[EXERCISE OBJECTIVE] In the copy, include every entry exactly but none of the images.

(Records with drawing code)
+++++
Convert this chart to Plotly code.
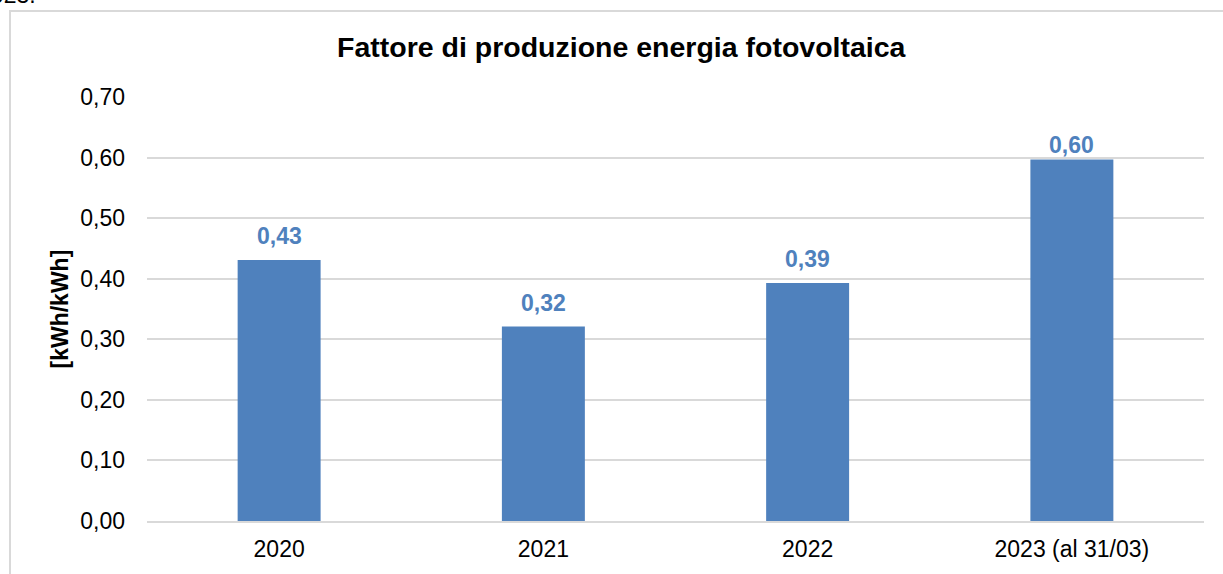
import plotly.graph_objects as go

categories = ["2020", "2021", "2022", "2023 (al 31/03)"]
values = [0.431, 0.321, 0.393, 0.597]
tick_vals = [0.0, 0.1, 0.2, 0.3, 0.4, 0.5, 0.6, 0.7]
tick_text = ["0,00", "0,10", "0,20", "0,30", "0,40", "0,50", "0,60", "0,70"]
title_text = "Fattore di produzione energia fotovoltaica"
y_title = "[kWh/kWh]"

BAR = "#4F81BD"
FONT = "Liberation Sans, Arial, sans-serif"
W, H = 1223, 574
L, R, T, B = 147, 19, 97, 53
pw, ph = W - L - R, H - T - B
YMAX = 0.7

def px_x(x):
    return (x - L) / pw

def px_y(y):
    return (H - B - y) / ph

fig = go.Figure()
fig.add_trace(go.Bar(x=categories, y=values, marker=dict(color=BAR, line=dict(width=0)),
                     hoverinfo="skip"))

annotations = []
for i, v in enumerate(values):
    bar_top = T + (YMAX - v) / YMAX * ph
    center = max(bar_top - 24, 145)
    annotations.append(dict(x=i, y=v, xref="x", yref="y", text=f"<b>{v:.2f}</b>".replace(".", ","),
                            showarrow=False, yanchor="middle", yshift=bar_top - center,
                            font=dict(family=FONT, size=23, color=BAR)))
annotations.append(dict(x=px_x(622), y=px_y(47), xref="paper", yref="paper",
                        text=f"<b>{title_text}</b>", showarrow=False, xanchor="center", yanchor="middle",
                        font=dict(family=FONT, size=28.5, color="#000000")))
annotations.append(dict(x=px_x(59.5), y=0.5, xref="paper", yref="paper", text=f"<b>{y_title}</b>",
                        textangle=-90, showarrow=False, xanchor="center", yanchor="middle",
                        font=dict(family=FONT, size=23, color="#000000")))
annotations.append(dict(x=px_x(38), y=px_y(10), xref="paper", yref="paper", text="023.",
                        showarrow=False, xanchor="right", yanchor="bottom",
                        font=dict(family=FONT, size=23, color="#000000")))

fig.update_layout(
    width=W, height=H,
    margin=dict(l=L, r=R, t=T, b=B, pad=0, autoexpand=False),
    paper_bgcolor="white", plot_bgcolor="white",
    bargap=0.686,
    showlegend=False,
    font=dict(family=FONT, size=23, color="#000000"),
    annotations=annotations,
    shapes=[dict(type="rect", xref="paper", yref="paper", x0=px_x(10), x1=px_x(1300),
                 y0=px_y(700), y1=px_y(11), line=dict(color="#D9D9D9", width=2), fillcolor="rgba(0,0,0,0)",
                 layer="below")],
    xaxis=dict(type="category", range=[-0.5, len(categories) - 0.5], showgrid=False, showline=True,
               linecolor="#D9D9D9", linewidth=2, ticks="",
               tickfont=dict(family=FONT, size=23, color="#000000"), ticklabelstandoff=6,
               zeroline=False, fixedrange=True, automargin=False),
    yaxis=dict(range=[0, YMAX], tickvals=tick_vals, ticktext=tick_text, showgrid=True,
               gridcolor="#D9D9D9", gridwidth=2, zeroline=False, showline=False, ticks="",
               tickfont=dict(family=FONT, size=23, color="#000000"), ticklabelstandoff=21,
               fixedrange=True, automargin=False),
)

fig.write_html("out.html", config={"displayModeBar": False},
               post_script="document.body.style.margin='0';")
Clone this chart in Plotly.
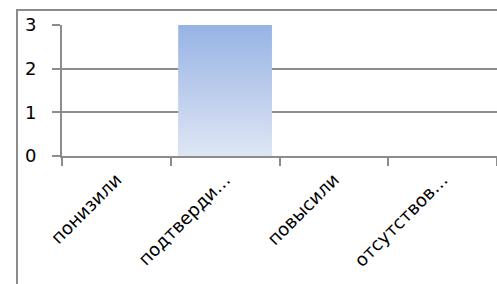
import plotly.graph_objects as go

categories = ["понизили", "подтверди…", "повысили", "отсутствов…"]
values = [0, 3, 0, 0]
y_ticks = [0, 1, 2, 3]

BAR_W = 0.86
GRID = "#8c8c8c"
FONT = "DejaVu Sans"

fig = go.Figure()

# base bar (categorical axis)
fig.add_trace(go.Bar(
    x=categories, y=values, width=BAR_W,
    marker=dict(color="#bccced", line=dict(width=0)),
    hoverinfo="skip", showlegend=False,
))

# gradient overlay on a numeric twin axis, built from the same data
for i, v in enumerate(values):
    if v <= 0:
        continue
    xs = [i - BAR_W / 2, i - BAR_W / 2, i + BAR_W / 2, i + BAR_W / 2, i - BAR_W / 2]
    ys = [0, v, v, 0, 0]
    fig.add_trace(go.Scatter(
        x=xs, y=ys, xaxis="x2", mode="lines", line=dict(width=0),
        fill="toself",
        fillgradient=dict(type="vertical",
                          colorscale=[[0, "#dfe6f4"], [1, "#97b3e4"]]),
        hoverinfo="skip", showlegend=False,
    ))

W, H = 497, 284
ml, mr, mt, mb = 62, 0, 25, 128
pw, ph = W - ml - mr, H - mt - mb

fig.update_layout(
    width=W, height=H,
    margin=dict(l=ml, r=mr, t=mt, b=mb, pad=0, autoexpand=False),
    paper_bgcolor="white", plot_bgcolor="white",
    font=dict(family=FONT, size=18, color="#000000"),
    bargap=1 - BAR_W,
    xaxis=dict(
        type="category", range=[-0.5, 3.5], automargin=False,
        tickson="boundaries", ticks="outside", ticklen=8, tickwidth=2,
        tickcolor=GRID, tickangle=-45, showline=True, linecolor=GRID,
        linewidth=2, showgrid=False, zeroline=False, ticklabelstandoff=4,
        tickfont=dict(family=FONT, size=18),
    ),
    xaxis2=dict(
        overlaying="x", range=[-0.5, 3.5], visible=False, fixedrange=True,
    ),
    yaxis=dict(
        range=[0, 3], tickvals=y_ticks, ticks="outside", ticklen=8,
        tickwidth=2, tickcolor=GRID, showline=True, linecolor=GRID,
        linewidth=2, showgrid=True, gridcolor=GRID, gridwidth=2,
        zeroline=False, ticklabelstandoff=12, automargin=False,
        tickfont=dict(family=FONT, size=18),
    ),
)

# outer chart frame (extends beyond the visible window on right/bottom)
fig.add_shape(
    type="rect", xref="paper", yref="paper",
    x0=(17 - ml) / pw, x1=1.1, y0=-1.5, y1=1 + (mt - 10) / ph,
    line=dict(color="#8c8c8c", width=2), layer="below",
)

fig.write_html(
    "out.html",
    config={"displayModeBar": False, "staticPlot": True},
    post_script="document.body.style.margin='0';document.body.style.overflow='hidden';",
)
+++++
[ANSWER TO THE TASK]
Convert this chart to Plotly code.
import plotly.graph_objects as go

categories = ["2020", "2021", "2022", "2023 (al 31/03)"]
values = [0.431, 0.321, 0.393, 0.597]
tick_vals = [0.0, 0.1, 0.2, 0.3, 0.4, 0.5, 0.6, 0.7]
tick_text = ["0,00", "0,10", "0,20", "0,30", "0,40", "0,50", "0,60", "0,70"]
title_text = "Fattore di produzione energia fotovoltaica"
y_title = "[kWh/kWh]"

BAR = "#4F81BD"
FONT = "Liberation Sans, Arial, sans-serif"
W, H = 1223, 574
L, R, T, B = 147, 19, 97, 53
pw, ph = W - L - R, H - T - B
YMAX = 0.7

def px_x(x):
    return (x - L) / pw

def px_y(y):
    return (H - B - y) / ph

fig = go.Figure()
fig.add_trace(go.Bar(x=categories, y=values, marker=dict(color=BAR, line=dict(width=0)),
                     hoverinfo="skip"))

annotations = []
for i, v in enumerate(values):
    bar_top = T + (YMAX - v) / YMAX * ph
    center = max(bar_top - 24, 145)
    annotations.append(dict(x=i, y=v, xref="x", yref="y", text=f"<b>{v:.2f}</b>".replace(".", ","),
                            showarrow=False, yanchor="middle", yshift=bar_top - center,
                            font=dict(family=FONT, size=23, color=BAR)))
annotations.append(dict(x=px_x(622), y=px_y(47), xref="paper", yref="paper",
                        text=f"<b>{title_text}</b>", showarrow=False, xanchor="center", yanchor="middle",
                        font=dict(family=FONT, size=28.5, color="#000000")))
annotations.append(dict(x=px_x(59.5), y=0.5, xref="paper", yref="paper", text=f"<b>{y_title}</b>",
                        textangle=-90, showarrow=False, xanchor="center", yanchor="middle",
                        font=dict(family=FONT, size=23, color="#000000")))
annotations.append(dict(x=px_x(38), y=px_y(10), xref="paper", yref="paper", text="023.",
                        showarrow=False, xanchor="right", yanchor="bottom",
                        font=dict(family=FONT, size=23, color="#000000")))

fig.update_layout(
    width=W, height=H,
    margin=dict(l=L, r=R, t=T, b=B, pad=0, autoexpand=False),
    paper_bgcolor="white", plot_bgcolor="white",
    bargap=0.686,
    showlegend=False,
    font=dict(family=FONT, size=23, color="#000000"),
    annotations=annotations,
    shapes=[dict(type="rect", xref="paper", yref="paper", x0=px_x(10), x1=px_x(1300),
                 y0=px_y(700), y1=px_y(11), line=dict(color="#D9D9D9", width=2), fillcolor="rgba(0,0,0,0)",
                 layer="below")],
    xaxis=dict(type="category", range=[-0.5, len(categories) - 0.5], showgrid=False, showline=True,
               linecolor="#D9D9D9", linewidth=2, ticks="",
               tickfont=dict(family=FONT, size=23, color="#000000"), ticklabelstandoff=6,
               zeroline=False, fixedrange=True, automargin=False),
    yaxis=dict(range=[0, YMAX], tickvals=tick_vals, ticktext=tick_text, showgrid=True,
               gridcolor="#D9D9D9", gridwidth=2, zeroline=False, showline=False, ticks="",
               tickfont=dict(family=FONT, size=23, color="#000000"), ticklabelstandoff=21,
               fixedrange=True, automargin=False),
)

fig.write_html("out.html", config={"displayModeBar": False},
               post_script="document.body.style.margin='0';")
Clone this chart in Plotly.
import plotly.graph_objects as go

categories = ["понизили", "подтверди…", "повысили", "отсутствов…"]
values = [0, 3, 0, 0]
y_ticks = [0, 1, 2, 3]

BAR_W = 0.86
GRID = "#8c8c8c"
FONT = "DejaVu Sans"

fig = go.Figure()

# base bar (categorical axis)
fig.add_trace(go.Bar(
    x=categories, y=values, width=BAR_W,
    marker=dict(color="#bccced", line=dict(width=0)),
    hoverinfo="skip", showlegend=False,
))

# gradient overlay on a numeric twin axis, built from the same data
for i, v in enumerate(values):
    if v <= 0:
        continue
    xs = [i - BAR_W / 2, i - BAR_W / 2, i + BAR_W / 2, i + BAR_W / 2, i - BAR_W / 2]
    ys = [0, v, v, 0, 0]
    fig.add_trace(go.Scatter(
        x=xs, y=ys, xaxis="x2", mode="lines", line=dict(width=0),
        fill="toself",
        fillgradient=dict(type="vertical",
                          colorscale=[[0, "#dfe6f4"], [1, "#97b3e4"]]),
        hoverinfo="skip", showlegend=False,
    ))

W, H = 497, 284
ml, mr, mt, mb = 62, 0, 25, 128
pw, ph = W - ml - mr, H - mt - mb

fig.update_layout(
    width=W, height=H,
    margin=dict(l=ml, r=mr, t=mt, b=mb, pad=0, autoexpand=False),
    paper_bgcolor="white", plot_bgcolor="white",
    font=dict(family=FONT, size=18, color="#000000"),
    bargap=1 - BAR_W,
    xaxis=dict(
        type="category", range=[-0.5, 3.5], automargin=False,
        tickson="boundaries", ticks="outside", ticklen=8, tickwidth=2,
        tickcolor=GRID, tickangle=-45, showline=True, linecolor=GRID,
        linewidth=2, showgrid=False, zeroline=False, ticklabelstandoff=4,
        tickfont=dict(family=FONT, size=18),
    ),
    xaxis2=dict(
        overlaying="x", range=[-0.5, 3.5], visible=False, fixedrange=True,
    ),
    yaxis=dict(
        range=[0, 3], tickvals=y_ticks, ticks="outside", ticklen=8,
        tickwidth=2, tickcolor=GRID, showline=True, linecolor=GRID,
        linewidth=2, showgrid=True, gridcolor=GRID, gridwidth=2,
        zeroline=False, ticklabelstandoff=12, automargin=False,
        tickfont=dict(family=FONT, size=18),
    ),
)

# outer chart frame (extends beyond the visible window on right/bottom)
fig.add_shape(
    type="rect", xref="paper", yref="paper",
    x0=(17 - ml) / pw, x1=1.1, y0=-1.5, y1=1 + (mt - 10) / ph,
    line=dict(color="#8c8c8c", width=2), layer="below",
)

fig.write_html(
    "out.html",
    config={"displayModeBar": False, "staticPlot": True},
    post_script="document.body.style.margin='0';document.body.style.overflow='hidden';",
)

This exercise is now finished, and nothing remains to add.